For many, hiding bank accounts is worse than cheating. Certainly, the violation of trust involved with hiding money is on par with physical cheating for a significant number of people.

A new study says that some 15 million people are hiding money in the form of credit cards, checking accounts or savings from their partner. Over 30 percent of respondents believed financial infidelity was worse than physical cheating. 31 percent of Millennials (those born after 1982) have admitted to having a secret account, while 24 percent of Generation X (mid-1960s to mid-1980s) and 17 percent of Baby Boomers (mid-1940s to mid-1960s) say they hide assets. Hiding money during a relationship or marriage is one thing, but hiding assets during a divorce is another. It’s illegal.

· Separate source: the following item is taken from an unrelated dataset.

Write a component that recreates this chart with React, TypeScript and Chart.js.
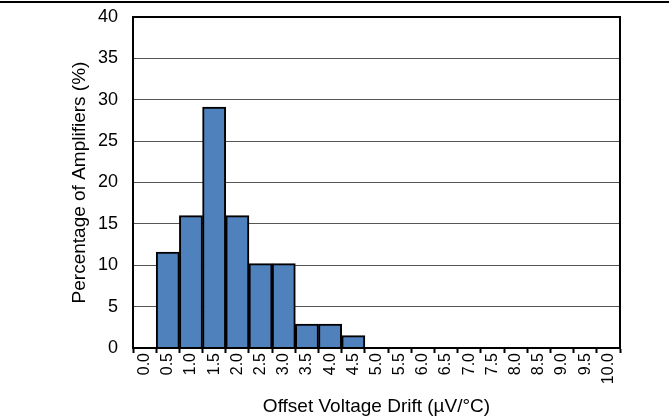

Sneaky, unethical and illegal

It happens more frequently than most might expect, but people also hide money during divorces. The reasons are many: The spouse is getting revenge for infidelity or some other issue. Perhaps, they fear not getting enough money in the divorce. Maybe the spouse simply feels they deserve that money. But hiding assets during divorce is wrong. The consequences of getting caught can vary from state to state and case to case. If a spouse is found to be hiding assets, the judge has a number of remedies at his or her discretion:

  • Jail time
  • Fines
  • Requiring him or her to pay the other’s attorney fees
  • Awarding the entirety of the hidden assets to the spouse

Warning signs of financial infidelity

Hiding money can be surprisingly easy to do, but there are signs. Watch for these red flags:

  • Change of address: A tipoff to possible asset hiding could be when your financial statements are no longer being mailed to your home.
  • Overpayments: Your spouse might be paying more this year to save on next year’s taxes or looking to get a refund after the divorce.
  • Changes in compensation: Your spouse may defer commissions, bonuses and salary until after the divorce.
  • Business expenses: When your spouse owns a business, they can get creative with expenses to make it appear like the company is struggling. From their point of view, the less the business is worth, the less you will get in the divorce.
  • Loans to friends: Your spouse makes a loan or transfers money to a friend’s account. The money will be returned after the divorce.
  • Defensive behavior: If your spouse is suddenly defensive, secretive and controlling when it comes to finances, this is a significant red flag.

If you believe your spouse is hiding money

When you suspect your spouse may be hiding money, you might begin by asking yourself why? If there isn’t a divorce on the horizon, having a frank discussion on family finances is in order. If divorce is on the table, your attorney can help. Experienced counsel will often conduct a lifestyle analysis to understand the true picture of your standard of living during marriage. From this, they can determine if discrepancies are pointing to hidden assets.

The bottom line of financial infidelity is broken trust. When it happens to you, it may be wise to stop trusting your spouse’s words and start trusting their actions.